KPK akhirnya menetapkan Ketua DPRD Bangkalan, Jawa Timur, KH Fuad Amin Imron, dan anak buahnya Abdul Rauf, serta Direktur PT Media Karya Sentosa, Antonio Bambang Djatmiko dan Anggota TNI AL Kopral Satu Darmono sebagai tersangka kasus suap dan gratifikasi. Menurut Wakil Ketua KPK Bambang Widjojanto, gratifikasi atau pemberian itu terkait penyimpangan perjanjian jual beli gas buat Pembangkit Listrik Tenaga Gas di Gresik dan Gili Timur, Bangkalan.
Serah terima duit itu dilakukan di Jakarta. Yakni tepatnya di Gedung AKA di Bangka Raya, Jakarta Selatan, pada Senin (1/12) siang. Gedung itu diketahui milik Fuad. Pemberinya adalah Antonio.
Antonio menyerahkan duit sebesar Rp 300 juta kepada ajudan Amin, Rauf. Saat ditangkap, di dalam mobil Rauf ditemukan duit sebesar Rp 700 juta.
Tak lama setelah penangkapan pertama, tim penyidik menangkap seorang anggota TNI Angkatan Laut berpangkat Kopral Satu bernama Darmono di Gedung Energy Tower atau Energy Building di Pusat Kawasan Bisnis Sudirman (SCBD) Jakarta. Gedung itu dikuasai oleh Medco milik pengusaha Arifin Panigoro.

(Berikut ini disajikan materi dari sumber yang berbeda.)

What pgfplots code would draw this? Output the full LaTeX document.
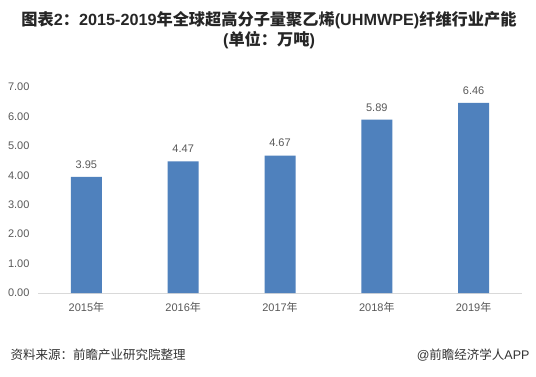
\documentclass[border=0pt]{standalone}
\usepackage{fontspec}
\setmainfont{Liberation Sans}
\newfontfamily\cjk{Noto Sans CJK SC}
\usepackage{pgfplots}
\pgfplotsset{compat=1.18}
\definecolor{barblue}{HTML}{4F81BD}
\definecolor{tickgray}{HTML}{595959}
\definecolor{titlegray}{HTML}{262626}
\definecolor{srcgray}{HTML}{333333}
\begin{document}
\begin{tikzpicture}[x=1bp,y=1bp]
\path[use as bounding box] (0,0) rectangle (536,376);
\fill[white] (0,0) rectangle (536,376);
\node[anchor=center,text=titlegray,font=\fontsize{16.2bp}{19bp}\selectfont\bfseries] at (269,356)
 {{\cjk 图表}2{\cjk ：}2015-2019{\cjk 年全球超高分子量聚乙烯}(UHMWPE){\cjk 纤维行业产能}};
\node[anchor=center,text=titlegray,font=\fontsize{16.2bp}{19bp}\selectfont\bfseries] at (269,336)
 {({\cjk 单位：万吨})};
\begin{axis}[
  at={(38bp,83bp)}, anchor=south west,
  scale only axis, width=484bp, height=206bp,
  xmin=-0.5, xmax=4.5, ymin=0, ymax=7,
  ytick={0,1,2,3,4,5,6,7},
  xtick=data,
  xticklabels={2015{\cjk 年},2016{\cjk 年},2017{\cjk 年},2018{\cjk 年},2019{\cjk 年}},
  axis x line*=bottom, axis y line*=left,
  x axis line style={draw=black!15, line width=0.8bp, -},
  y axis line style={draw=none},
  major tick length=0pt,
  tick style={draw=none},
  yticklabel style={/pgf/number format/.cd, fixed, fixed zerofill, precision=2, /tikz/.cd,
     font=\fontsize{11bp}{13bp}\selectfont, text=tickgray, xshift=-5bp},
  /pgf/number format/assume math mode=true,
  xticklabel style={font=\fontsize{11bp}{13bp}\selectfont, text=tickgray, yshift=-6bp},
  ybar, bar width=31bp,
  nodes near coords,
  nodes near coords style={/pgf/number format/.cd, fixed, fixed zerofill, precision=2, /tikz/.cd,
     font=\fontsize{11bp}{13bp}\selectfont, text=tickgray, yshift=5bp},
  clip=false,
]
\addplot[fill=barblue, draw=none] coordinates {(0,3.95) (1,4.47) (2,4.67) (3,5.89) (4,6.46)};
\end{axis}
\node[anchor=west,text=srcgray,font=\fontsize{12.5bp}{15bp}\selectfont\cjk] at (7,21) {资料来源：前瞻产业研究院整理};
\node[anchor=east,text=srcgray,font=\fontsize{12.5bp}{15bp}\selectfont] at (533,21) {@{\cjk 前瞻经济学人}APP};
\end{tikzpicture}
\end{document}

Darmono adalah perantara dan ajudan Antonio. Ketiganya lantas digelandang ke Gedung KPK.
Setelah ketiganya diringkus, tim KPK pada Selasa dini hari menangkap Amin di rumahnya di Bangkalan. Pagi harinya dia diboyong ke Gedung KPK.
Atas perannya itu, KPK menyangkakan Amin dan Rauf dengan pasal 12 huruf a atau b atau pasal 5 ayat 2 atau pasal 11 Undang-undang No 31 tahun 1999 tentang Pemberantasan Tindak Pidana Korupsi sebagaimana diubah pada UU No 20 tahun 2001 juncto pasal 55 ayat (1) ke-1 KUHPidana. Keduanya kini dibui di Rutan KPK cabang Pomdam Jaya, Guntur.
Sedangkan Antonio disangkakan dengan pasal pemberi suap atau gratifikasi. Yakni pasal 5 ayat 1 huruf a atau b dan pasal 13 Undang-undang No 31 tahun 1999 tentang Pemberantasan Tindak Pidana Korupsi sebagaimana diubah pada UU No 20 tahun 2001. Dia dibui di Rutan Cipinang Kelas I cabang KPK.
Sementara itu, KPK menyerahkan proses hukum Koptu Darmono kepada Polisi Militer Angkatan Laut. Sebab, dia juga ditetapkan sebagai salah satu tersangka dalam kasus itu.